Исследователь-классик также переводит эту историю на язык современной научной терминологии:

«Парадокс прогресса заключается в том, что если мать Изобретения - Необходимость, то другим родителем является Упорство, решимость, которая заставляет вас, скорее, продолжать жить в неблагоприятных условиях, нежели сокращать убытки и идти туда, где жизнь легче. Неслучайно цивилизация, как мы ее знаем, началась именно во время тех приливов и отливов в климате, флоре и фауне, которые характеризуют четырехкратно возвращавшийся ледниковый период [161]. Те приматы, которые едва "убежали", когда древесные условия жизни ослабли, сохранили свое первенство среди слуг естественного закона, однако отказались от завоевания природы.
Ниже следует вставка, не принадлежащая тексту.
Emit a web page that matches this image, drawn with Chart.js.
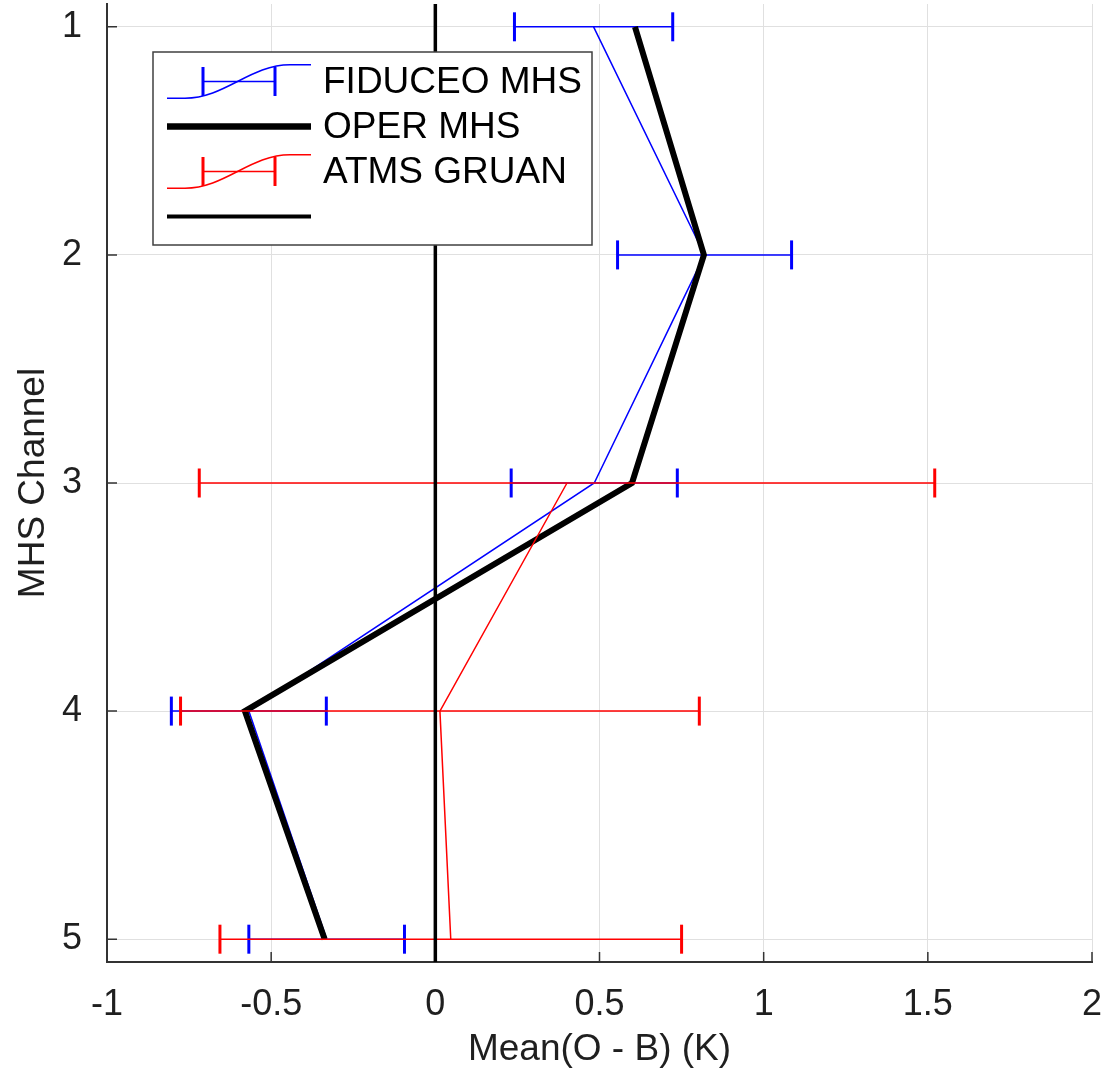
<!DOCTYPE html>
<html><head><meta charset="utf-8">
<script src="https://cdn.jsdelivr.net/npm/chart.js@4.4.0/dist/chart.umd.min.js"></script>
<style>html,body{margin:0;padding:0;background:#fff;} canvas{display:block;}</style>
</head><body>
<canvas id="c" width="1115" height="1072"></canvas>
<script>
// ---- data ----
const channels    = [1, 2, 3, 4, 5];
const fiduceoMean = [0.482, 0.820, 0.484, -0.568, -0.331];
const fiduceoErr  = [0.241, 0.265, 0.253, 0.236, 0.237];
const operMean    = [0.608, 0.818, 0.599, -0.580, -0.337];
const gruanMean   = [null, null, 0.401, 0.014, 0.047];
const gruanErr    = [null, null, 1.120, 0.790, 0.703];
const zeroLineX   = [0, 0];
const zeroLineY   = [0.9, 5.1];
const seriesNames = ['FIDUCEO MHS', 'OPER MHS', 'ATMS GRUAN', ''];
const xTickValues = [-1, -0.5, 0, 0.5, 1, 1.5, 2];
const xTickLabels = ['-1', '-0.5', '0', '0.5', '1', '1.5', '2'];
const yTickValues = [1, 2, 3, 4, 5];
const yTickLabels = ['1', '2', '3', '4', '5'];
const xRange = [-1, 2];
const yRange = [0.9, 5.1];
const xTitle = 'Mean(O - B) (K)';
const yTitle = 'MHS Channel';

const BLUE = '#0000ff', RED = '#ff0000', BLACK = '#000000';
const FONT = "'Liberation Sans', Arial, Helvetica, sans-serif";

function linePoints(means) {
  return channels.map((c, i) => ({ x: means[i] == null ? null : means[i], y: c }));
}
function errPoints(means, errs) {
  const pts = [];
  channels.forEach((c, i) => {
    if (means[i] == null) return;
    pts.push({ x: means[i] - errs[i], y: c }, { x: means[i] + errs[i], y: c }, { x: null, y: c });
  });
  return pts;
}

const errStyle = (color, order) => ({
  showLine: true, borderColor: color, borderWidth: 1.5,
  pointStyle: 'line', pointRotation: 90, pointRadius: 14.5, pointHoverRadius: 14.5,
  pointBorderColor: color, pointBorderWidth: 3, pointBackgroundColor: color,
  spanGaps: false, order: order
});

const datasets = [
  Object.assign({ label: seriesNames[0] + ' err', data: errPoints(fiduceoMean, fiduceoErr) }, errStyle(BLUE, 5)),
  { label: seriesNames[0], data: linePoints(fiduceoMean), showLine: true, borderColor: BLUE, borderWidth: 1.5, pointRadius: 0, order: 6 },
  { label: seriesNames[1], data: linePoints(operMean), showLine: true, borderColor: BLACK, borderWidth: 6, pointRadius: 0, order: 4 },
  Object.assign({ label: seriesNames[2] + ' err', data: errPoints(gruanMean, gruanErr) }, errStyle(RED, 2)),
  { label: seriesNames[2], data: linePoints(gruanMean), showLine: true, borderColor: RED, borderWidth: 1.5, pointRadius: 0, order: 3 },
  { label: seriesNames[3], data: zeroLineX.map((x, i) => ({ x: x, y: zeroLineY[i] })), showLine: true, borderColor: BLACK, borderWidth: 3.5, pointRadius: 0, order: 1 }
];

const legendEntries = [
  { label: seriesNames[0], color: BLUE, kind: 'errorbar', width: 1.5 },
  { label: seriesNames[1], color: BLACK, kind: 'line', width: 6.5 },
  { label: seriesNames[2], color: RED, kind: 'errorbar', width: 1.5 },
  { label: seriesNames[3], color: BLACK, kind: 'line', width: 4 }
];

const innerTicks = {
  id: 'innerTicks',
  beforeDatasetsDraw(chart) {
    const { ctx, chartArea: a, scales: { x, y } } = chart;
    ctx.save();
    ctx.strokeStyle = '#333'; ctx.lineWidth = 1.5;
    ctx.beginPath();
    x.ticks.forEach(t => { const px = x.getPixelForValue(t.value); ctx.moveTo(px, a.bottom); ctx.lineTo(px, a.bottom - 10); });
    y.ticks.forEach(t => { const py = y.getPixelForValue(t.value); ctx.moveTo(a.left, py); ctx.lineTo(a.left + 10, py); });
    ctx.stroke();
    ctx.restore();
  }
};

const inlineLegend = {
  id: 'inlineLegend',
  afterDraw(chart) {
    const { ctx, chartArea: a } = chart;
    const bx = a.left + 46, by = a.top + 48, bw = 439, bh = 193;
    ctx.save();
    ctx.fillStyle = '#fff';
    ctx.fillRect(bx, by, bw, bh);
    ctx.strokeStyle = '#404040'; ctx.lineWidth = 1.5;
    ctx.strokeRect(bx, by, bw, bh);
    const x0 = bx + 14, x1 = bx + 158, tx = bx + 170;
    legendEntries.forEach((e, i) => {
      const ry = by + 29.5 + i * 45;
      ctx.strokeStyle = e.color; ctx.lineWidth = e.width;
      if (e.kind === 'line') {
        ctx.beginPath(); ctx.moveTo(x0, ry); ctx.lineTo(x1, ry); ctx.stroke();
      } else {
        const h = 16.7;
        ctx.beginPath();
        ctx.moveTo(x0, ry + h); ctx.lineTo(x0 + 18, ry + h);
        ctx.bezierCurveTo(x0 + 58, ry + h, x0 + 83, ry - h, x0 + 123, ry - h);
        ctx.lineTo(x1, ry - h);
        ctx.stroke();
        const c0 = x0 + 36, c1 = x0 + 108;
        ctx.beginPath(); ctx.moveTo(c0, ry); ctx.lineTo(c1, ry); ctx.stroke();
        ctx.lineWidth = 3;
        ctx.beginPath();
        ctx.moveTo(c0, ry - 14.5); ctx.lineTo(c0, ry + 14.5);
        ctx.moveTo(c1, ry - 14.5); ctx.lineTo(c1, ry + 14.5);
        ctx.stroke();
      }
      if (e.label) {
        ctx.fillStyle = '#000';
        ctx.font = '37px ' + FONT;
        ctx.textBaseline = 'middle';
        ctx.textAlign = 'left';
        ctx.fillText(e.label, tx, ry + 1);
      }
    });
    ctx.restore();
  }
};

function zeroPad(s) { s.paddingTop = 0; s.paddingBottom = 0; s.paddingLeft = 0; s.paddingRight = 0; }

Chart.defaults.font.family = FONT;
Chart.defaults.color = '#1f1f1f';

new Chart(document.getElementById('c'), {
  type: 'scatter',
  data: { datasets },
  plugins: [innerTicks, inlineLegend],
  options: {
    responsive: false,
    animation: false,
    events: [],
    layout: { autoPadding: false, padding: { left: 0, right: 23, top: 4, bottom: 0 } },
    elements: { line: { tension: 0, borderJoinStyle: 'miter', borderCapStyle: 'butt' } },
    plugins: { legend: { display: false }, tooltip: { enabled: false } },
    scales: {
      x: {
        type: 'linear', min: xRange[0], max: xRange[1],
        afterBuildTicks: s => { s.ticks = xTickValues.map(v => ({ value: v })); },
        afterFit: s => { s.height = 110; zeroPad(s); },
        ticks: { callback: (v, i) => xTickLabels[i], font: { size: 36 }, padding: 21, color: '#1f1f1f', maxRotation: 0 },
        grid: { color: '#e0e0e0', lineWidth: 1, drawTicks: false },
        border: { display: true, color: '#333', width: 2 },
        title: { display: true, text: xTitle, font: { size: 37 }, color: '#1f1f1f', padding: { top: 0, bottom: 0 } }
      },
      y: {
        type: 'linear', reverse: true, min: yRange[0], max: yRange[1],
        afterBuildTicks: s => { s.ticks = yTickValues.map(v => ({ value: v })); },
        afterFit: s => { s.width = 107; zeroPad(s); },
        ticks: { callback: (v, i) => yTickLabels[i], font: { size: 36 }, padding: 25, color: '#1f1f1f' },
        grid: { color: '#e0e0e0', lineWidth: 1, drawTicks: false },
        border: { display: true, color: '#333', width: 2 },
        title: { display: true, text: yTitle, font: { size: 37 }, color: '#1f1f1f', padding: { top: 12, bottom: 0 } }
      }
    }
  }
});
</script>
</body></html>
Другие преодолели трудности и стали людьми, удержавшими свои позиции, когда больше не было деревьев, на которых можно было сидеть, "сумевшими обойтись" мясом, когда плоды не созревали, добывшими огонь и одежду вместо того, чтобы следовать за солнечным светом, укрепившими свои берлоги, научившими (этим навыкам) своих детенышей и отстаивавшими разумность мира, казавшегося столь неразумным» [33с].

Первая стадия испытания человеческого протагониста является переходом от Инь к Ян посредством динамического акта, который создание Бога совершает под воздействием искушения Противника, дающего возможность Самому Богу возобновить Свою творческую активность. Но этот прогресс должен быть оплачен. И уже не Бог, но слуга Бога, человеческий сеятель, оплачивает его цену. В конце концов, после многих превратностей торжествующий страдалец служит в качестве первопроходца. Человеческий протагонист в Божественной драме служит не только Богу, давая Ему возможность обновить Свое творение, но также и своим собратьям, указывая другим путь, которому нужно следовать.